Libya Talks Begin in Geneva, While U.S. Security Delegation Is in Tripoli
Feb. 4, 2020 (EIRNS)—The Joint Military Commission (5+5), which is part of the ceasefire and settlement process arranged at the Jan. 19 Berlin Conference on Libya, held its first session in Geneva on Feb. 3-4. The commission was able to meet after Libyan National Army commander Field Marshal Khalifa Haftar announced that the LNA would participate in the talks. Haftar had met in Rajma on Feb. 1 with United Nations envoy to Libya Ghassan Salame on political and economic issues reported by the UN Mission in Libya in a tweet. Five representatives from the LNA negotiated with five representatives of the Tripoli-based Government of National Accord, moderated by UN Envoy Salame, although they were in separate rooms.
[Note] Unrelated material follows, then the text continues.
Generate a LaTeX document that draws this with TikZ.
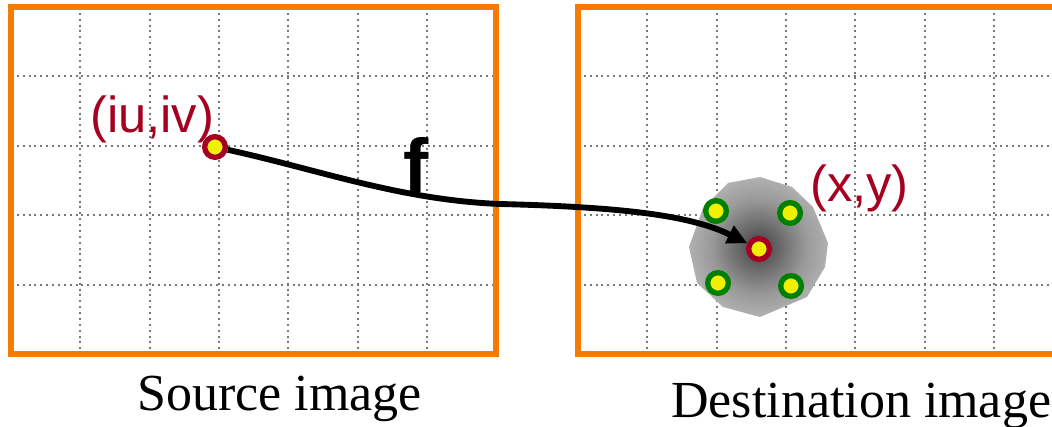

Salame said the talks were aimed at transforming the truce into a real agreement for a sustainable ceasefire.
On Feb. 4, during an early break in the sessions, Salame had a press “stakeout,” in which he told media there was a “genuine will to start negotiating” to turn the truce into a lasting ceasefire, although he lamented the fact that the arms embargo was being violated by both sides and that new mercenaries and arms were still arriving “by air and by sea” in Libya. He did stress, however, this was the first time “in a long time,” that high ranking officers of the two sides had met, if not “the very, very first time ever.”
Salame said the military talks were the first of three tracks. The second track will be economic and will take place in Cairo on February 9, and the third is the political track which hopefully will follow later in Geneva.